30.4.08

Um quadro às quartas

Rua Fernão Dias, 1948
Obra de Jorge Mori (1932- )

29.4.08

Silêncio, como resposta

Em quem você acredita?
uma dor que não passa
não é de cabeça
é na cabeça.

Imaginação

É bonito construir pessoas, na imaginação. Umas têm histórias, outra só futuro; umas feias, outras um ponto escuro; umas com parentes por todo lado. Gosto de construir pessoas, na imaginação. Só para poder matá-las, uma a uma.

Terça sonora



"Portas e janelas ficam sempre abertas
Pra sorte entrar"

28.4.08

Ar-tamanho

vomito jeitos de esganar o céu:
* quedar-me até o inverso agir;
* colecionar gotas de chuva;
* saltar de pára-quedas e não abrir o pára-quedas;
* irritar raios, relâmpagos e trovões;
* sair procurando por deus no mundo;
* subir lá em cima e apagar a luz;

uma noite, conseguirei
não chorar
pelos males do universo.

Para começar a semana

"Se faltava feijão, ao menos sobrava ironia, que sem ela não é possível viver. Ah, como seria bom um pouco de ironia agora."

27.4.08

Domingo, foto

Fábrica abandonada em Itu II, 2004
Clique de Henrique de Carvalho (1980- )

25.4.08

Nossos soluços

Nossos soluços sãos
São os ossos do martírio que me fere:
Por enquanto no canto
Meu canto é de um choro ateu
Mas já sinto febre,
E não minto.

Olho ao espelho quebrado
E meu coração se parte:
Sangue vermelho dilacerado
Você não está ao meu lado
No reflexo do espelho quebrado.
“Por quê?”
A pergunta já sem nexo
Ecoa sem fim
E sem dó de mim.

Nossos soluços sãos
São os ossos do martírio que me fere:
Você tão perto e tão longe
(Estava certo o monge que me alertou!).
Já não me valem palavras
Sussurros do nada
Amarro-as em extintas safras
Quero-a calada
Sem explicação
Numa ação inexplicável
Em que o ontem justifica o amanhã
Neste hoje cruel.

Filminho de sexta



Roubado do blog da Gi Kato.

24.4.08

Instante da estante

LEROY, JT. Maldito coração.
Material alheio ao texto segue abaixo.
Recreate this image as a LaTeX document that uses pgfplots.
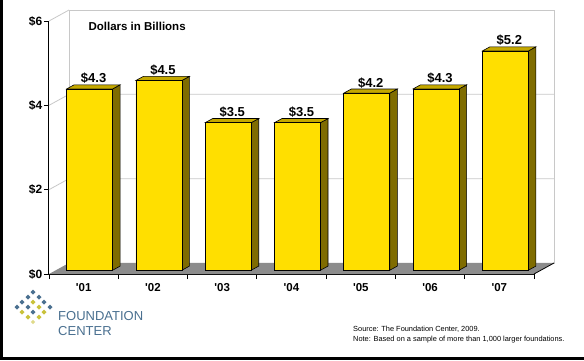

São Paulo: Geração Editorial, 2006.

23.4.08

Artimanha

invento jeitos de enganar o tédio:
* remendar bolhas de sabão estouradas;
* fotografar pensamentos alheios;
* vituperar tatuzinhos de jardim;
* gostar de algumas coisas só na teoria;
* odiar outras por precipitação;
* fingir que tédios são tesões.

um dia, conseguirei
não rir
da desgraça própria.

Paz?

Vou procurar na internet. Já volto.

A vela que se apaga

Hoje estou deveras triste
como uma vida inteira,
O que resiste não insiste
- Solilóquios de uma lágrima!

Sem pressa
Pra que as pessoas possam pensar
Na diversidade de ver cidades acesapagadas
Sigo incólume vaga-lume
E o que consigo jamais busquei:
Há uma alma no meio de mim
Que nomeio até perder de vista...
Há uma vela cujo pavio está por um fio;
Há uma vela alumiando para fina lágrima
sorver da cera que escorre, parafina,
E no meio dos olhos há uma menina
Que dança no meu sonhinho esperança:
- Não sabia que as lágrimas de sal eram o mar
E o pavio o fio de verdadeiro navio
Fugindo do que a pá lavra amar!

Portanto, portento portante de um porta-retratos
Amarrando meus tratos e retalhos do que fui:
As memórias são sempre mais bonitas
Do que o que realmente aconteceu
E todo acidente é ácido com a gente
Por causa da visão de mundo, divisão de mundo
E esse gosto de cada gesto
Que incomoda...

Um quadro às quartas

Cotidiano universitário (parte), 1994
Obra de Napoleão Potyguara Lazzarotto (1924-1998)

22.4.08

Leminski

hoje
nem sei por que
bateu uma saudade
de leminskair.

Terça sonora



"In the silence of my lonely room
I think of you"

21.4.08

Para começar a semana

"De tudo, ficaram três coisas: a certeza de que ele estava sempre começando, a certeza de que era preciso continuar e a certeza de que seria interrompido antes de terminar."

O caminhãozinho verde

Eu era um menino que tinha um caminhãozinho verde. De madeira. Carreta. Dava para carregar sessenta cabeças de boi (de chuchu) ou mil sacas de arroz (de bugalha). Não fazia barulho eletrônico, não tinha botões, não gastava pilha, não quebrava fácil. Era de madeira. E era verde.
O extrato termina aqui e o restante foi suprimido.